Your output must consist solely of the lines from the "Write the Plotly code for this chart." line through the "fig = go.Figure()" line, exactly as written, without images.

=====

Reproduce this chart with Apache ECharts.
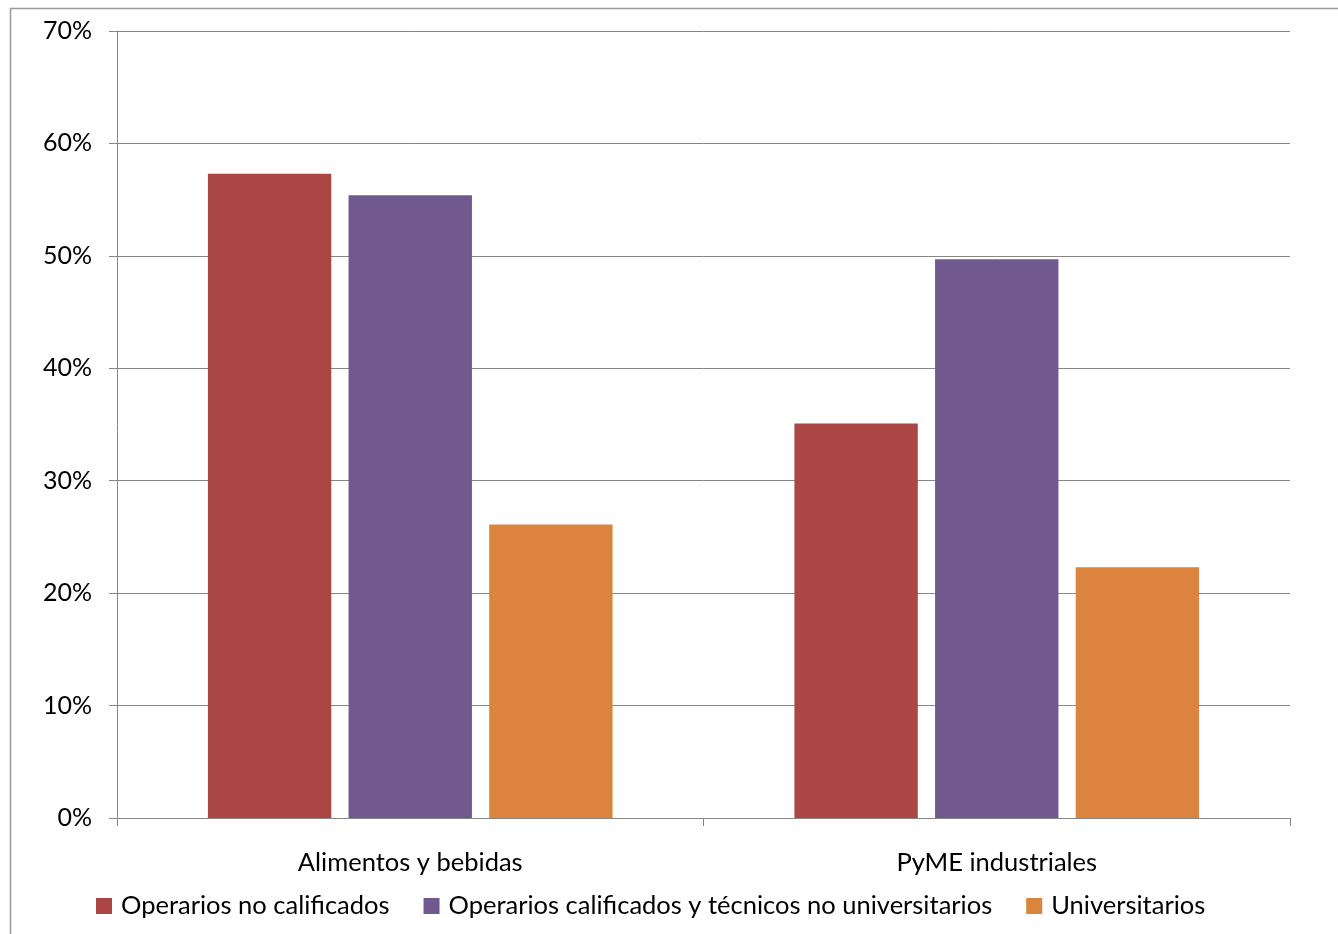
<!DOCTYPE html>
<html><head><meta charset="utf-8">
<script src="https://cdn.jsdelivr.net/npm/echarts@6/dist/echarts.min.js"></script>
<style>html,body{margin:0;padding:0;background:#fff}#c{width:1338px;height:934px}</style>
</head><body><div id="c"></div>
<script>
const categories = ['Alimentos y bebidas', 'PyME industriales'];
const seriesNames = ['Operarios no calificados', 'Operarios calificados y técnicos no universitarios', 'Universitarios'];
const operariosNoCalif = [57.3, 35.1];
const operariosCalif = [55.4, 49.7];
const universitarios = [26.1, 22.3];
const colors = ['#AA4643', '#71588F', '#DB843D'];
const yTicks = [0, 10, 20, 30, 40, 50, 60, 70];

const FONT = 'Lato';
const chart = echarts.init(document.getElementById('c'));
const values = [operariosNoCalif, operariosCalif, universitarios];
chart.setOption({
  animation: false,
  color: colors,
  textStyle: {fontFamily: FONT},
  graphic: [{type: 'rect', shape: {x: 10.5, y: 8.5, width: 1400, height: 1000}, style: {fill: 'none', stroke: '#9a9a9a', lineWidth: 1.5}, silent: true}],
  grid: {left: 117, right: 48, top: 31, bottom: 116},
  legend: {
    bottom: 10, left: 91,
    itemWidth: 16, itemHeight: 16, itemGap: 34,
    icon: 'rect',
    textStyle: {fontFamily: FONT, fontSize: 25.5, color: '#000', padding: [0, 0, 0, 4]},
    data: seriesNames
  },
  xAxis: {
    type: 'category', data: categories,
    axisLine: {lineStyle: {color: '#868686', width: 1}},
    axisTick: {show: true, length: 8, lineStyle: {color: '#868686'}},
    axisLabel: {fontFamily: FONT, fontSize: 25.5, color: '#000', margin: 32}
  },
  yAxis: {
    type: 'value', min: 0, max: 70, interval: 10,
    axisLine: {show: true, lineStyle: {color: '#868686', width: 1}},
    axisTick: {show: true, length: 8, lineStyle: {color: '#868686'}},
    splitLine: {lineStyle: {color: '#868686', width: 1}},
    axisLabel: {fontFamily: FONT, fontSize: 25, color: '#000', margin: 25,
      formatter: v => yTicks.includes(v) ? v + '%' : ''}
  },
  series: seriesNames.map((n, i) => ({
    name: n, type: 'bar', data: values[i],
    barGap: '14%', barCategoryGap: '31%'
  }))
});
</script></body></html>
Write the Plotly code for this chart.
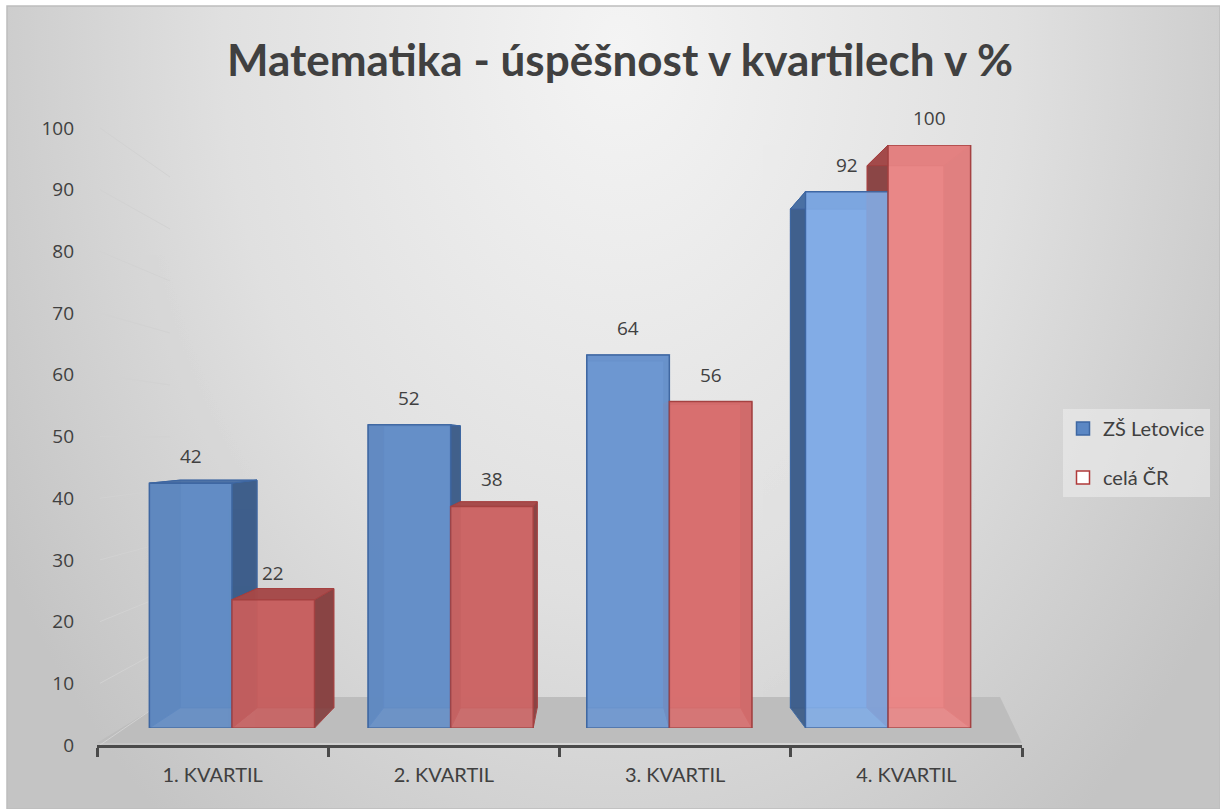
import base64
import plotly.graph_objects as go

# ---------------- data ----------------
CATEGORIES = ["1. KVARTIL", "2. KVARTIL", "3. KVARTIL", "4. KVARTIL"]
SERIES_NAMES = ["ZŠ Letovice", "celá ČR"]
ZS_LETOVICE = [42, 52, 64, 92]
CELA_CR = [22, 38, 56, 100]
Y_TICKS = [0, 10, 20, 30, 40, 50, 60, 70, 80, 90, 100]
TITLE = "Matematika - úspěšnost v kvartilech v %"

# ---------------- styles ----------------
W, H = 1220, 809
TEXT = "#404040"
BLUE_FRONT = ["#628cc5", "#658fc8", "#6d97d1", "#82ace6"]
RED_FRONT = ["#c76161", "#cc6666", "#d86f6f", "#e98787"]
BLUE_EDGE = "#3e67a2"
RED_EDGE = "#a54141"
BLUE_SIDE = "#3f5e88"
RED_SIDE = "#864343"
BLUE_TOP = "#4d72a6"
RED_TOP = "#a54b4b"
GRID = "#d2d2d2"
BARGAP = 0.245
# perspective (vanishing point in bar-axis data units, depth scale)
VX, VY, S = 1.637, 49.4, 0.93


def px(x):
    return x / W


def py(y):
    return 1 - y / H


fig = go.Figure()

series = [
    (SERIES_NAMES[0], ZS_LETOVICE, BLUE_FRONT, BLUE_EDGE, BLUE_SIDE, BLUE_TOP, -1),
    (SERIES_NAMES[1], CELA_CR, RED_FRONT, RED_EDGE, RED_SIDE, RED_TOP, 0),
]
for name, vals, front, edge, side, top, off in series:
    fig.add_trace(go.Bar(
        x=CATEGORIES, y=vals, name=name, xaxis="x3", yaxis="y3",
        marker=dict(color=front, line=dict(color=edge, width=1.5)),
        opacity=0.9, showlegend=False, hoverinfo="x+y+name",
    ))

# legend entries
fig.add_trace(go.Scatter(
    x=[None], y=[None], mode="markers", name=SERIES_NAMES[0], legendgroup="a",
    marker=dict(symbol="square", size=13, color="#5b87c4", line=dict(color="#3e67a2", width=1.5)),
))
fig.add_trace(go.Scatter(
    x=[None], y=[None], mode="markers", name=SERIES_NAMES[1], legendgroup="b",
    marker=dict(symbol="square", size=13, color="#ffffff", line=dict(color="#b03a3a", width=1.5)),
))

# ---------------- 3D box faces (derived from the data) ----------------
w = (1 - BARGAP) / 2
shapes = []


def back(x, y):
    return VX + S * (x - VX), VY + S * (y - VY)


def poly(pts):
    return "M " + " L ".join(f"{a:.4f},{b:.4f}" for a, b in pts) + " Z"


for name, vals, front, edge, side, top, off in series:
    for i, v in enumerate(vals):
        xl = i - w if off < 0 else i
        xr = xl + w
        F = {"l0": (xl, 0), "r0": (xr, 0), "rv": (xr, v), "lv": (xl, v)}
        B = {k: back(*p) for k, p in F.items()}
        faces = [
            ([B["l0"], B["r0"], B["rv"], B["lv"]], front[i]),
            ([F["l0"], F["lv"], B["lv"], B["l0"]], side),
            ([F["r0"], F["rv"], B["rv"], B["r0"]], side),
            ([F["lv"], F["rv"], B["rv"], B["lv"]], top),
        ]
        for pts, col in faces:
            shapes.append(dict(
                type="path", xref="x3", yref="y3", path=poly(pts),
                fillcolor=col, opacity=0.95, line=dict(color=edge, width=1),
                layer="below",
            ))

# floor and side-wall grid (decoration)
shapes.append(dict(
    type="path", xref="paper", yref="paper", layer="below",
    path=poly([(px(97), py(743)), (px(172), py(697)), (px(1000), py(697)), (px(1022), py(743))]),
    fillcolor="#bdbdbd", line=dict(width=0),
))
for t in Y_TICKS:
    shapes.append(dict(
        type="line", xref="paper", yref="paper", layer="below",
        x0=px(100), y0=py(745 - t * 6.17), x1=px(170), y1=py(697 - t * 5.2),
        line=dict(color=GRID, width=1),
    ))
# chart frame
shapes.append(dict(
    type="rect", xref="paper", yref="paper", layer="above",
    x0=px(7), y0=0, x1=1, y1=py(6), line=dict(color="#bdbdbd", width=1.5),
))

# value labels
annotations = []
for name, vals, front, edge, side, top, off in series:
    for i, v in enumerate(vals):
        annotations.append(dict(
            x=i + (w / 2) * (-1 if off < 0 else 1), y=v, xref="x3", yref="y3",
            text=str(v), showarrow=False, yanchor="bottom", yshift=12,
            font=dict(family="Open Sans", size=19, color=TEXT),
        ))

# background gradient
svg = (
    '<svg xmlns="http://www.w3.org/2000/svg" width="1213" height="803">'
    '<defs><radialGradient id="g" gradientUnits="userSpaceOnUse" cx="0" cy="0" r="1" '
    'gradientTransform="translate(613,40) scale(720,1000)">'
    '<stop offset="0" stop-color="#f4f4f4"/><stop offset="0.55" stop-color="#e0e0e0"/>'
    '<stop offset="1" stop-color="#c4c4c4"/></radialGradient></defs>'
    '<rect width="1213" height="803" fill="url(#g)"/></svg>'
)
src = "data:image/svg+xml;base64," + base64.b64encode(svg.encode()).decode()

fig.update_layout(
    width=W, height=H, autosize=False,
    margin=dict(l=0, r=0, t=0, b=0, autoexpand=False),
    paper_bgcolor="#ffffff", plot_bgcolor="rgba(0,0,0,0)",
    barmode="group", bargap=BARGAP, bargroupgap=0,
    title=dict(text=f"<b>{TITLE}</b>", x=px(620), xanchor="center", y=py(61), yanchor="middle",
               font=dict(family="Lato", size=44, color=TEXT)),
    images=[dict(source=src, xref="paper", yref="paper", x=px(7), y=py(6),
                 sizex=1 - px(7), sizey=py(6), xanchor="left", yanchor="top",
                 sizing="stretch", layer="below")],
    shapes=shapes, annotations=annotations,
    legend=dict(x=px(1063), y=py(453), xanchor="left", yanchor="middle",
                bgcolor="rgba(236,236,236,0.6)", font=dict(family="Lato", size=20, color=TEXT),
                tracegroupgap=20, itemwidth=30),
    # label axes
    xaxis=dict(domain=[px(97), px(1022)], range=[-0.5, 3.5], anchor="y", automargin=False,
               tickmode="array", tickvals=list(range(len(CATEGORIES))), ticktext=CATEGORIES,
               ticks="", showgrid=False, zeroline=False, showline=True,
               linecolor="#4a4a4a", linewidth=2.5, ticklabelstandoff=10,
               tickfont=dict(family="Lato", size=20, color=TEXT),
               minor=dict(tick0=-0.5, dtick=1, ticks="outside", ticklen=9,
                          tickwidth=2.5, tickcolor="#4a4a4a", showgrid=False),
               fixedrange=True),
    yaxis=dict(domain=[py(745), py(128)], range=[0, 100], anchor="x", automargin=False,
               tickmode="array", tickvals=Y_TICKS, showgrid=False, zeroline=False,
               showline=False, ticks="", ticklabelstandoff=22,
               tickfont=dict(family="Open Sans", size=19, color=TEXT), fixedrange=True),
    # back wall grid
    xaxis2=dict(domain=[px(170), px(1000)], range=[0, 1], anchor="y2", showgrid=False,
                automargin=False, showticklabels=False, zeroline=False, showline=False,
                ticks="", fixedrange=True),
    yaxis2=dict(domain=[py(697), py(177)], range=[0, 100], anchor="x2", tickvals=Y_TICKS,
                automargin=False, showgrid=True, gridcolor=GRID, gridwidth=1,
                showticklabels=False, zeroline=False, showline=False, ticks="", fixedrange=True),
    # bars
    xaxis3=dict(domain=[px(122.6), px(997.4)], range=[-0.5, 3.5], anchor="y3", type="category",
                categoryorder="array", categoryarray=CATEGORIES, visible=False,
                automargin=False, fixedrange=True),
    yaxis3=dict(domain=[py(728), py(145)], range=[0, 100], anchor="x3", visible=False,
                automargin=False, fixedrange=True),
)

fig.write_html("out.html", config={"displayModeBar": False},
               post_script="document.body.style.margin='0px';")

=====

Expected answer –
Write the Plotly code for this chart.
import base64
import plotly.graph_objects as go

# ---------------- data ----------------
CATEGORIES = ["1. KVARTIL", "2. KVARTIL", "3. KVARTIL", "4. KVARTIL"]
SERIES_NAMES = ["ZŠ Letovice", "celá ČR"]
ZS_LETOVICE = [42, 52, 64, 92]
CELA_CR = [22, 38, 56, 100]
Y_TICKS = [0, 10, 20, 30, 40, 50, 60, 70, 80, 90, 100]
TITLE = "Matematika - úspěšnost v kvartilech v %"

# ---------------- styles ----------------
W, H = 1220, 809
TEXT = "#404040"
BLUE_FRONT = ["#628cc5", "#658fc8", "#6d97d1", "#82ace6"]
RED_FRONT = ["#c76161", "#cc6666", "#d86f6f", "#e98787"]
BLUE_EDGE = "#3e67a2"
RED_EDGE = "#a54141"
BLUE_SIDE = "#3f5e88"
RED_SIDE = "#864343"
BLUE_TOP = "#4d72a6"
RED_TOP = "#a54b4b"
GRID = "#d2d2d2"
BARGAP = 0.245
# perspective (vanishing point in bar-axis data units, depth scale)
VX, VY, S = 1.637, 49.4, 0.93


def px(x):
    return x / W


def py(y):
    return 1 - y / H


fig = go.Figure()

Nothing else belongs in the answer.